Stumbled upon the website psychologyofgames.com, which I will hyperlink even though you could drag it into your address bar, and in addition to being worth exploring on your own I thought I’d link to a few interesting pieces. And actually, I’ve posted about them before - their Three Reasons We Buy Those Crazy Steam Bundles article is very good at keeping me from wasting my money!
- Burnout and Crunch is a fantastic piece, and it applies to any kind of work you might be doing - it’s more the psychology of game developers than the psychology of actual games
- Psychological Flow and Fake Plastic Rock is about flow, which I swear I’ve posted about before but can find no record of… if I haven’t, this is a good, easy to understand explanation and it’s written well, too
- Psychological Weight of History is about the weird way we value things, as is this post about the endowment effect
- Jam and Game Reviews is about why we’re bad at rating things based on their different parts, but I’m not totally sure how I feel about his conclusions. If you want a review on whether a game is “good”, as a piece of software with graphics and sounds and stuffs, that’s one thing - and most people could probably write that. If you want a review on whether a game is “fun,” as a thing with stuffs you can do, that’s pretty easy - and anyone could write it. But if you want a critique, on whether a game is “good” as a piece of art that delivers some kind of message, that more or less bypasses the problem with typical game reviews (usually a mix of the first and second options). Sure, you can tell people it looks nice and has fantastic voice acting, but if the same game had wonky graphics it would probably still be worth playing. Harder to appreciate, maybe, but worth playing.
A follow up to something I posted long, long ago is Procedural Generation and User-Generated Content II: Storylines, AI, and Emergent Gameplay. I didn’t title it, so don’t blame me. While I like the idea of generating random contexts, and I’m sure it is being done already in the games we play. The emergent storylines part, in particular, is very interesting to me from an AI perspective - but also in terms of what the player can be allowed to do in something like a browser-based game where players have to be explicitly allowed to do things. Also, basing the game on text (i.e. most of the browser-based games I’ve played, because games made in Flash are “flash games”) makes it super easy to add mechanics. You want to let the player seduce, or murder, or steal from, or lie to any NPC in the game? Easy, just give them dialogue options. No need to animate it all, or have art, or a button dedicated to doing this action, or show what happens when they succeed or fail.
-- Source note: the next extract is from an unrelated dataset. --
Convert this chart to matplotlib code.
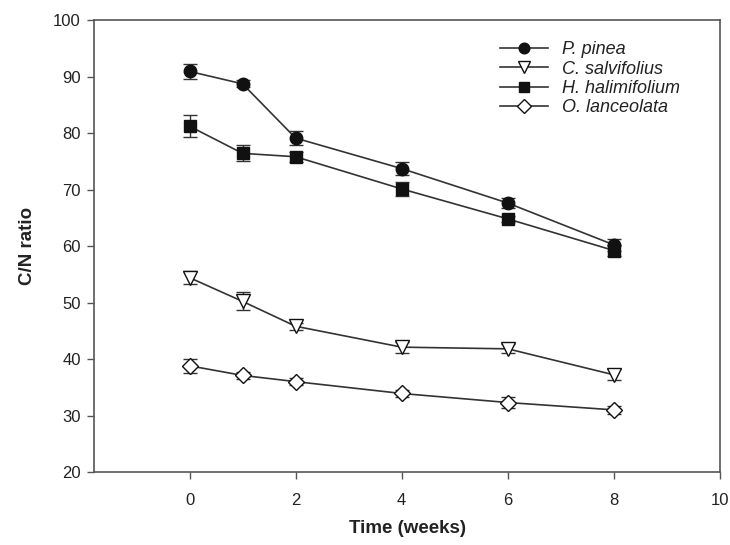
import matplotlib
matplotlib.use("Agg")
import matplotlib.pyplot as plt
import numpy as np

plt.rcParams["font.family"] = ["Liberation Sans", "DejaVu Sans"]

weeks = [0, 1, 2, 4, 6, 8]

pinea = [90.9, 88.7, 79.1, 73.7, 67.6, 60.2]
pinea_err = [1.3, 0.6, 1.3, 1.1, 0.9, 1.0]

salvifolius = [54.4, 50.2, 45.8, 42.1, 41.8, 37.2]
salvifolius_err = [1.2, 1.6, 0.6, 1.0, 0.8, 1.0]

halimifolium = [81.2, 76.4, 75.8, 70.1, 64.8, 59.2]
halimifolium_err = [1.9, 1.4, 0.9, 1.2, 0.6, 0.9]

lanceolata = [38.8, 37.1, 36.0, 33.9, 32.3, 31.0]
lanceolata_err = [1.2, 0.6, 0.6, 0.6, 0.9, 0.7]

series = [
    ("P. pinea", pinea, pinea_err, "o", "#111111"),
    ("C. salvifolius", salvifolius, salvifolius_err, "v", "white"),
    ("H. halimifolium", halimifolium, halimifolium_err, "s", "#111111"),
    ("O. lanceolata", lanceolata, lanceolata_err, "D", "white"),
]
msizes = {"o": 9, "v": 9.5, "s": 8, "D": 8.5}

fig = plt.figure(figsize=(7.3, 5.45), dpi=100)
ax = fig.add_axes([0.1288, 0.1339, 0.8575, 0.8294])

for name, y, err, m, fc in series:
    ax.errorbar(weeks, y, yerr=err, fmt="-", color="#333333", lw=1.2,
                marker=m, markersize=msizes[m], markerfacecolor=fc,
                markeredgecolor="#111111", markeredgewidth=1.0,
                ecolor="#333333", elinewidth=1.0, capsize=5, capthick=1.0,
                label=name)

ax.set_xlim(-1.8, 10)
ax.set_ylim(20, 100)
ax.set_xticks([0, 2, 4, 6, 8, 10])
ax.set_yticks(np.arange(20, 101, 10))

for s in ax.spines.values():
    s.set_color("#555555")
    s.set_linewidth(1.2)
ax.tick_params(direction="out", length=5, width=1.0, color="#555555",
               labelsize=12, labelcolor="#222222")
ax.tick_params(axis="x", pad=10)
ax.tick_params(axis="y", pad=4.5)

ax.set_xlabel("Time (weeks)", fontsize=13.5, fontweight="bold",
              color="#222222", labelpad=9)
ax.set_ylabel("C/N ratio", fontsize=13.5, fontweight="bold",
              color="#222222", labelpad=12)

handles, labels = ax.get_legend_handles_labels()
handles = [h[0] for h in handles]
leg = ax.legend(handles, labels, loc="upper left", bbox_to_anchor=(0.6486, 0.953),
                frameon=False, handlelength=2.67, handletextpad=0.78,
                labelspacing=0.13, prop={"style": "italic", "size": 13},
                borderaxespad=0, borderpad=0, markerscale=0.85)
for t in leg.get_texts():
    t.set_color("#222222")

fig.savefig("out.png", dpi=100)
All of that being said, I’m dubious about the idea of totally procedural games. It would have to be very, very sophisticated to match the kind of output talented human writers and game designers can come up with. As soon as a player realizes that they’re being sent to [kill] [X] [for Y coins] for the seventeenth time, by some randomly selected character archetype (last time it was a peasant, this time a wizard!) it will all fall apart. Not only that, it would be hard to craft deep and truly meaningful experiences - mature experiences! - without a human hand to guide the complexity.
Catherine is deep and meaningful by virtue of its subject matter, but then there are games like The Witcher (first and second) that become deep and meaningful through the complexity of the situations they present. Any given quest has various interpretations, based on who you talk to and what you know. So then any procedural generation has to make your gameplay situation, but also add a lot of context in terms of ulterior motives and hidden information unavailable to the player. And then you get into the realm of things that need so much processing power, they have to be generated during development rather than at game time, and that’s cheaper than paying humans but far less dynamic.
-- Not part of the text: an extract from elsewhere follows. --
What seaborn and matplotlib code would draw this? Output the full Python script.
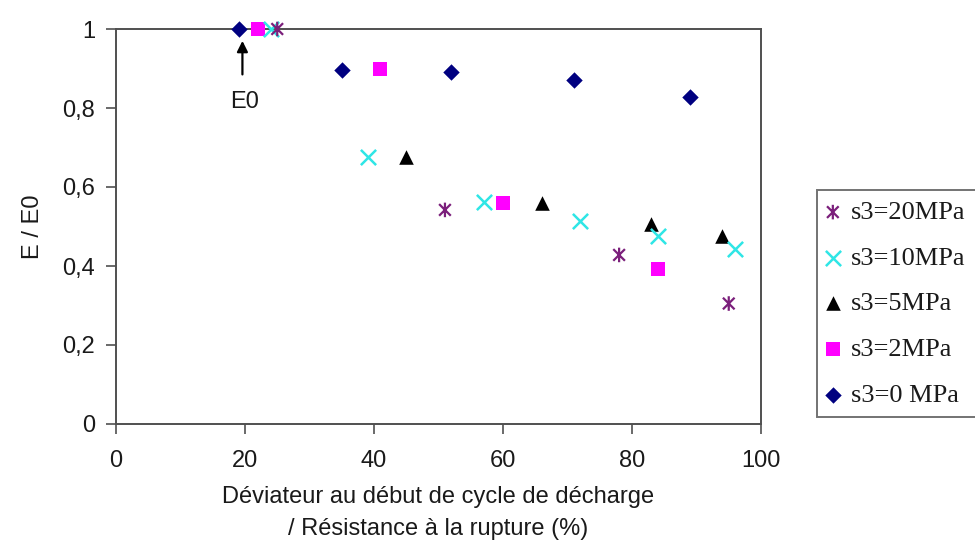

Game AI vs Traditional AI offers interesting insight into AI in games, and why it sometimes seems to lack in the Intelligence department. I don’t have much to add to what’s already there, but if I tell you that it’s an article about how to make players feel like they are The Batman will you be more interested?
Yeah, I thought you would be.
Trenches seems like a relatively interesting webcomic project between Penny Arcade and the guy behind PvP, at least as far as a webcomic with five comics can be “interesting.” However, what is very interesting is their Tales From The Trenches that accompany each comic - anonymous stories from people who have worked as game testers. These are fantastic tales of horror, and I highly recommend reading a few. The one you’ll see linked to if you read this the day I post it, titled “Ship It,” is particularly soul-crushing.